All the laws in the world aren’t going to do any good if they go unenforced.
Even the easiest, slam-dunk cases go
unprosecuted. That’s our third category: try-and-lie cases. It is surprisingly
common for people with felony convictions or other disqualifying factors to
walk into an ordinary, licensed gun dealer, pick out a firearm, and buy it, filling
the required ATF paperwork with falsehoods. And, too often, those sales get
approved. Sometimes, they get approved simply because the data in the database
are incomplete, but, more often, they get approved because the system takes too
long to run the check and the application times out, at which point the
retailer may, if it chooses, proceed with the transaction. Some dealers,
including some of the big sporting-goods chains, won’t do that — if they don’t
get an affirmation from the system, they won’t proceed with the sale. But most
will. And why wouldn’t they? Lots of eligible buyers see their applications
time out — as I myself have.
Most of the time, the people who are
supposed to get rejected get rejected. But, sometimes, they squeak past. Why
not try? If it works out, you get a gun. If it doesn’t work out, the
consequences are likely to be nothing at all — because we almost never
prosecute people for lying on ATF forms, a felony that in theory can bring ten
years. I’m no Andrew C. McCarthy, but I don’t imagine it would be too hard to
prove a case in which you walk into a store that almost invariably has a
camera, show a valid government ID to a guy who makes a copy of it, and then
sign your name on the instrument of crime. But, every year, thousands of people
do just that with impunity.
According to an ATF briefing document
obtained by CNN, between 10 percent and 21 percent of those lie-and-try
offenders go on to commit a serious gun-related crime. We have the opportunity
to snatch them up and put them away for ten years on an easy-to-prosecute,
nonviolent offense — and bear in mind that a felony conviction is why most of
them cannot buy a gun legally to begin with — but, instead, we wait until they
shoot somebody to go after them, because Joe Fed is not willing to make the
effort to bring these outlaws in.
And in cases in which the government
discovers that a sale has been mistakenly approved, nobody even goes and picks
up the illegal gun. They just pretend like it never happened.

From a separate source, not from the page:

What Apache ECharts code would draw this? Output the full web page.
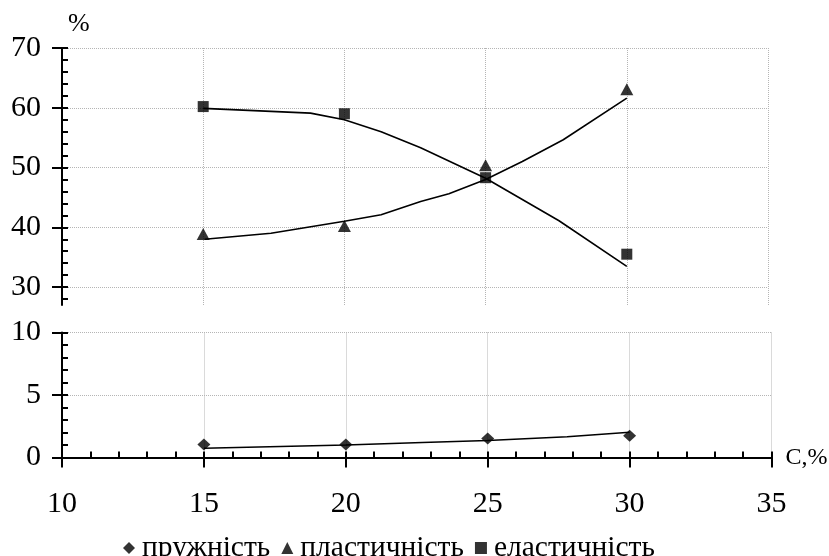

We are constantly proposing laws to
restrict firearms, such as so-called assault rifles, that are rarely used in
crimes. We go to extraordinary lengths to license and control accessories such
as noise suppressors, which are sold over the counter in much of Europe, where
some shooting ranges require them. We engage in a lot of silly
talk about “weapons of war” that are, in fact, a good deal less powerful than
your granddad’s .30-06 deer rifle. And we focus almost all of our regulatory
attention on federally licensed firearm dealers and the people who do business
with them — because they are, by nature, easy to police.
Violent criminals, who buy their weapons
on the black market or steal them, hardly have to notice any of that. On the
off chance they get arrested with a gun they are not supposed to have, the
legal odds are very much in their favor. And the people who insist we need more
restrictive gun laws are often the ones who do their best to stop us from
enforcing the laws we already have.
One might be forgiven for thinking that
they are not quite serious about all this.